Tuesday, December 10, 2013

Study: U.S. TV ad campaign in Pakistan misses mark

Filed under Good Intentions and Good Money for Naught: the U.S. television ad campaign last year in Pakistan to persuade locals to stop hating America.
Steve Tatham, a British military officer and expert on propaganda efforts, penned a report on U.S. "information operation and strategic operations" that the Army War College published last week. One of his case studies involved television ads the U.S. government purchased in September 2012 on Pakistani national television to denounce The Innocence of Muslims, a video offensive to Muslims. The ads featured statements by President Obama and then-Secretary of State Hillary Rodham Clinton.

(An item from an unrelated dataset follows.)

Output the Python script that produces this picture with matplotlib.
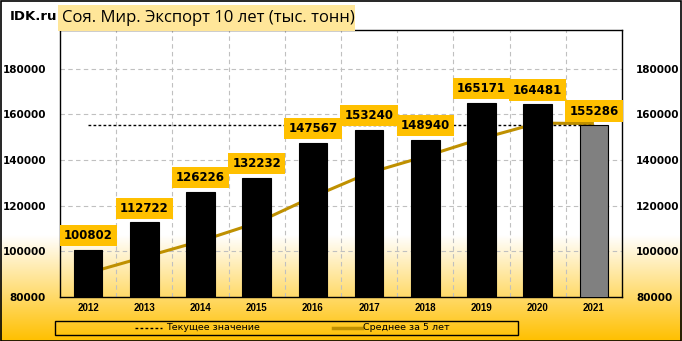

Sounds reasonable, right? Perhaps to an American. Not so much to a protesting Pakistani, Tatham points out:
"In assessing the Pakistan TV advertisements, a number of questions arise, chiefly about accessibility and reach," Tatham writes. "First, of the large body of people who chose to riot, probably only a very tiny percentage had actu­ally seen the offending video. The video is 74 minutes in duration and a little over 400-megabytes (MB) in size. 'Highlights' could therefore have been available to smart phones, but it would be next to impossible to view properly without access to the web. While In­ternet penetration in Pakistan is undeniably growing, literacy in Pakistan is still less than 55%, and around 30% to 40% of the population live beneath the poverty line, which suggests limited access to the Internet via computer. At the same time, viewing the U.S. response required both access to a TV set and the ability either to understand English or to read the superimposed Urdu script. It is a reasonable supposi­tion, therefore, that many of the rioters had probably never seen the original video, nor the presidential ad­dress that followed, and that their knowledge of its ex­istence was largely second hand, transmitted through trusted community leaders and/or social networks such as mosques."
Tatham suggests that anger over the video was intensified by the perception that the "U.S. hates Muslims" based on the wars in Afghanistan and Pakistan, the Israeli-Palestinian conflict, and desecrations of the Koran both intentional and accidental.
"In this context, it seems optimistic that a few words in a TV advertisement from the U.S. Presi­dent, the embodiment of the western 'infidel,' could appease an enraged mob," Tatham writes.
And, unsurprisingly, they didn't.
"The ads have been running this week on seven different Pakistani television stations in cool tempers over the film," ABC News reported at the time, as Tatham points out. "But today's protests were the largest seen so far since the controversy began in Pakistan last week with the attempted storming of the U.S. embassy." Tatham credits the U.S. government for trying. But that's faint praise. He concludes failures of U.S. propaganda since 9/11 stem from "susceptibil­ity to ambitious contractors, an absence of 'intelligent customers,' and an apparent absence of understand­ing how communication can, and cannot, be realisti­cally employed to mitigate crisis and conflict."
His findings track with what USA TODAY has found in two years of reporting on those propaganda: hundreds of millions of dollars spent on poorly tracked programs that have enriched contractors.
Tatham takes note of our coverage, labeling me a "long-standing critic of the Department of Defense's (DOD) Information Operations (IO) efforts." That coverage has often been dismissed by the Pentagon's IO community, he writes.